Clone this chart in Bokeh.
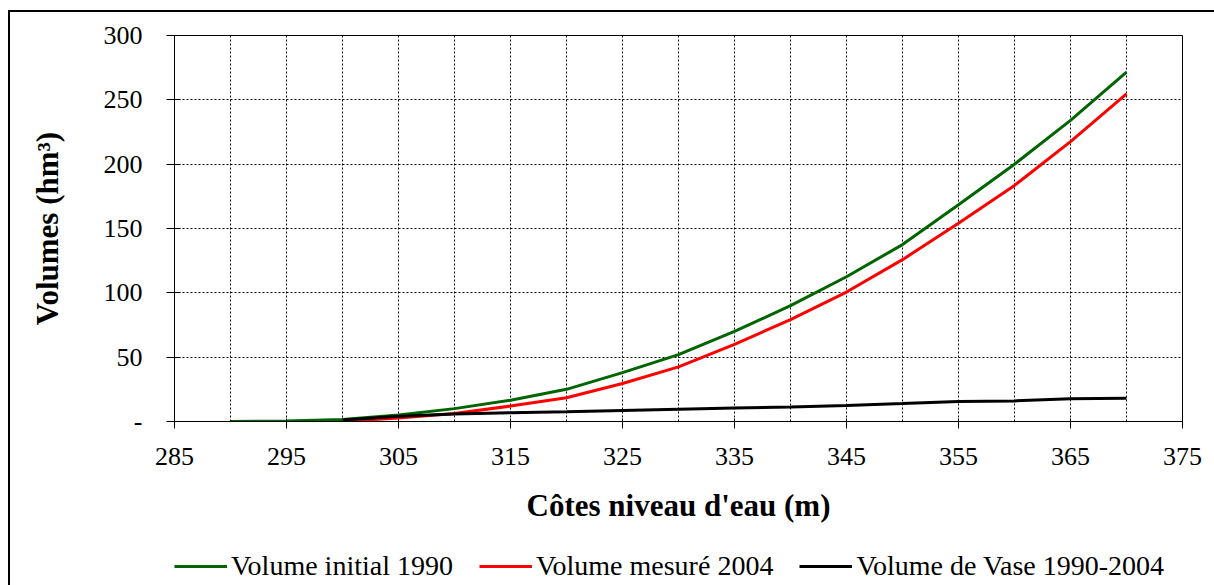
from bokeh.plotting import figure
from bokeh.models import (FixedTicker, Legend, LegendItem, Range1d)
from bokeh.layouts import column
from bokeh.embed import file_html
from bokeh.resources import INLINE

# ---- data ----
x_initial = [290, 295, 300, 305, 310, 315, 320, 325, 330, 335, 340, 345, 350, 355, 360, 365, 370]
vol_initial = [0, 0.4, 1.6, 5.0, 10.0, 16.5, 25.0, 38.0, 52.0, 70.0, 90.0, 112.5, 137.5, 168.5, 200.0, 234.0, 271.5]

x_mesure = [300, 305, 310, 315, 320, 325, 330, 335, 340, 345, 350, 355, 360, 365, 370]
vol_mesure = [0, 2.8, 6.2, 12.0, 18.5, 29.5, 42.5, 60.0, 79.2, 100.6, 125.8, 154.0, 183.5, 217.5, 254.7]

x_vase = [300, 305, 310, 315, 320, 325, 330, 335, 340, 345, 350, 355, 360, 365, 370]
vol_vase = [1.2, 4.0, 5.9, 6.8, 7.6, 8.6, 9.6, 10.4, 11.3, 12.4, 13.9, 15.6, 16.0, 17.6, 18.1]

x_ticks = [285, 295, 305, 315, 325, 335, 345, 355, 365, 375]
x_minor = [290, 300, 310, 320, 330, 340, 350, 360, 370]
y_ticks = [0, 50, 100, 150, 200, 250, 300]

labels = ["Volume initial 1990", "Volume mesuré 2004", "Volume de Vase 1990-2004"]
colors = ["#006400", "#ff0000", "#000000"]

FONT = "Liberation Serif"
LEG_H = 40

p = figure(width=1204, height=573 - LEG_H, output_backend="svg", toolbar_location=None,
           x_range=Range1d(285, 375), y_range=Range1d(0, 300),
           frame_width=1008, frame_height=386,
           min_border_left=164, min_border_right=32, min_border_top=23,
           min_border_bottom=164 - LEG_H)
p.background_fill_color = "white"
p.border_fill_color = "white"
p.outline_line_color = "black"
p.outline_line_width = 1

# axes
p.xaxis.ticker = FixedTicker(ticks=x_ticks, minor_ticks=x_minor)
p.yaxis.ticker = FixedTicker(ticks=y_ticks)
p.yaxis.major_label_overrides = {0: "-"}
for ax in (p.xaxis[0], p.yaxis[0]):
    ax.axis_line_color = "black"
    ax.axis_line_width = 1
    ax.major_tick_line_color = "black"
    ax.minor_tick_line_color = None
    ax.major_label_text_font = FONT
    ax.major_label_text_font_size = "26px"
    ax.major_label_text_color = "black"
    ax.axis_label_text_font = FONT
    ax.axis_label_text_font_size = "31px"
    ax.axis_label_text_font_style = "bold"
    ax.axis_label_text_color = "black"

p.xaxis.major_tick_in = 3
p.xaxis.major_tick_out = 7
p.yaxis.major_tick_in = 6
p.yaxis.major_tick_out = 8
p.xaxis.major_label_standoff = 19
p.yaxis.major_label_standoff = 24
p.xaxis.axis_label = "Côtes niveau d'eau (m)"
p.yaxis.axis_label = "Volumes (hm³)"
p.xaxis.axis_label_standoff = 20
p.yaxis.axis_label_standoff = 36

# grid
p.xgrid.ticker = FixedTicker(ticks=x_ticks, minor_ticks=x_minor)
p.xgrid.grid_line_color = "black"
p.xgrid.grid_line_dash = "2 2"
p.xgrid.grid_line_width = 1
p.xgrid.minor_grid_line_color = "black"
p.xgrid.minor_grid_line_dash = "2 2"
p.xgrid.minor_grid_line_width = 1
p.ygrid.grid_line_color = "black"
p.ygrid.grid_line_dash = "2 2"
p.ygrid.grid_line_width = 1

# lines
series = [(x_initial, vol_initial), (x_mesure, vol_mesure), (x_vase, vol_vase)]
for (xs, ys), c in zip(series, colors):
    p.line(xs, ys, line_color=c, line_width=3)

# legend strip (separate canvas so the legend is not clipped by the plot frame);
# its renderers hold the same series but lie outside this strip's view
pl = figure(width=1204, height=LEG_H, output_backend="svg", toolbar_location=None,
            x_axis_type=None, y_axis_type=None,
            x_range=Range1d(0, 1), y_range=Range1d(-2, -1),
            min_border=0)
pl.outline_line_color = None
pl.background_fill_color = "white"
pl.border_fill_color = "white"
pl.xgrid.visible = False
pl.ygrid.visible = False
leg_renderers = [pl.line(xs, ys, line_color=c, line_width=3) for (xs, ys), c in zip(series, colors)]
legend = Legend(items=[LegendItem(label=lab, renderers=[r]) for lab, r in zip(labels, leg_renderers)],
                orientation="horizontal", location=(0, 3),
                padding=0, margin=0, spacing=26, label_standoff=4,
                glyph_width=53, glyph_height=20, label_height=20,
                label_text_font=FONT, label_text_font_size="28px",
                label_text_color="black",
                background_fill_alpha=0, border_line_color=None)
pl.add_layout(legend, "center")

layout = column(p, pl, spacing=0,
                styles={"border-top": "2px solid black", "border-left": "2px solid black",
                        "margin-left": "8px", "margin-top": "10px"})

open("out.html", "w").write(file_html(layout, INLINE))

· · · · ·

▸ Your task
Omit the pictures, then quote the rest of the material above exactly.

▸ Reply to the task
Clone this chart in Bokeh.
from bokeh.plotting import figure
from bokeh.models import (FixedTicker, Legend, LegendItem, Range1d)
from bokeh.layouts import column
from bokeh.embed import file_html
from bokeh.resources import INLINE

# ---- data ----
x_initial = [290, 295, 300, 305, 310, 315, 320, 325, 330, 335, 340, 345, 350, 355, 360, 365, 370]
vol_initial = [0, 0.4, 1.6, 5.0, 10.0, 16.5, 25.0, 38.0, 52.0, 70.0, 90.0, 112.5, 137.5, 168.5, 200.0, 234.0, 271.5]

x_mesure = [300, 305, 310, 315, 320, 325, 330, 335, 340, 345, 350, 355, 360, 365, 370]
vol_mesure = [0, 2.8, 6.2, 12.0, 18.5, 29.5, 42.5, 60.0, 79.2, 100.6, 125.8, 154.0, 183.5, 217.5, 254.7]

x_vase = [300, 305, 310, 315, 320, 325, 330, 335, 340, 345, 350, 355, 360, 365, 370]
vol_vase = [1.2, 4.0, 5.9, 6.8, 7.6, 8.6, 9.6, 10.4, 11.3, 12.4, 13.9, 15.6, 16.0, 17.6, 18.1]

x_ticks = [285, 295, 305, 315, 325, 335, 345, 355, 365, 375]
x_minor = [290, 300, 310, 320, 330, 340, 350, 360, 370]
y_ticks = [0, 50, 100, 150, 200, 250, 300]

labels = ["Volume initial 1990", "Volume mesuré 2004", "Volume de Vase 1990-2004"]
colors = ["#006400", "#ff0000", "#000000"]

FONT = "Liberation Serif"
LEG_H = 40

p = figure(width=1204, height=573 - LEG_H, output_backend="svg", toolbar_location=None,
           x_range=Range1d(285, 375), y_range=Range1d(0, 300),
           frame_width=1008, frame_height=386,
           min_border_left=164, min_border_right=32, min_border_top=23,
           min_border_bottom=164 - LEG_H)
p.background_fill_color = "white"
p.border_fill_color = "white"
p.outline_line_color = "black"
p.outline_line_width = 1

# axes
p.xaxis.ticker = FixedTicker(ticks=x_ticks, minor_ticks=x_minor)
p.yaxis.ticker = FixedTicker(ticks=y_ticks)
p.yaxis.major_label_overrides = {0: "-"}
for ax in (p.xaxis[0], p.yaxis[0]):
    ax.axis_line_color = "black"
    ax.axis_line_width = 1
    ax.major_tick_line_color = "black"
    ax.minor_tick_line_color = None
    ax.major_label_text_font = FONT
    ax.major_label_text_font_size = "26px"
    ax.major_label_text_color = "black"
    ax.axis_label_text_font = FONT
    ax.axis_label_text_font_size = "31px"
    ax.axis_label_text_font_style = "bold"
    ax.axis_label_text_color = "black"

p.xaxis.major_tick_in = 3
p.xaxis.major_tick_out = 7
p.yaxis.major_tick_in = 6
p.yaxis.major_tick_out = 8
p.xaxis.major_label_standoff = 19
p.yaxis.major_label_standoff = 24
p.xaxis.axis_label = "Côtes niveau d'eau (m)"
p.yaxis.axis_label = "Volumes (hm³)"
p.xaxis.axis_label_standoff = 20
p.yaxis.axis_label_standoff = 36

# grid
p.xgrid.ticker = FixedTicker(ticks=x_ticks, minor_ticks=x_minor)
p.xgrid.grid_line_color = "black"
p.xgrid.grid_line_dash = "2 2"
p.xgrid.grid_line_width = 1
p.xgrid.minor_grid_line_color = "black"
p.xgrid.minor_grid_line_dash = "2 2"
p.xgrid.minor_grid_line_width = 1
p.ygrid.grid_line_color = "black"
p.ygrid.grid_line_dash = "2 2"
p.ygrid.grid_line_width = 1

# lines
series = [(x_initial, vol_initial), (x_mesure, vol_mesure), (x_vase, vol_vase)]
for (xs, ys), c in zip(series, colors):
    p.line(xs, ys, line_color=c, line_width=3)

# legend strip (separate canvas so the legend is not clipped by the plot frame);
# its renderers hold the same series but lie outside this strip's view
pl = figure(width=1204, height=LEG_H, output_backend="svg", toolbar_location=None,
            x_axis_type=None, y_axis_type=None,
            x_range=Range1d(0, 1), y_range=Range1d(-2, -1),
            min_border=0)
pl.outline_line_color = None
pl.background_fill_color = "white"
pl.border_fill_color = "white"
pl.xgrid.visible = False
pl.ygrid.visible = False
leg_renderers = [pl.line(xs, ys, line_color=c, line_width=3) for (xs, ys), c in zip(series, colors)]
legend = Legend(items=[LegendItem(label=lab, renderers=[r]) for lab, r in zip(labels, leg_renderers)],
                orientation="horizontal", location=(0, 3),
                padding=0, margin=0, spacing=26, label_standoff=4,
                glyph_width=53, glyph_height=20, label_height=20,
                label_text_font=FONT, label_text_font_size="28px",
                label_text_color="black",
                background_fill_alpha=0, border_line_color=None)
pl.add_layout(legend, "center")

layout = column(p, pl, spacing=0,
                styles={"border-top": "2px solid black", "border-left": "2px solid black",
                        "margin-left": "8px", "margin-top": "10px"})

open("out.html", "w").write(file_html(layout, INLINE))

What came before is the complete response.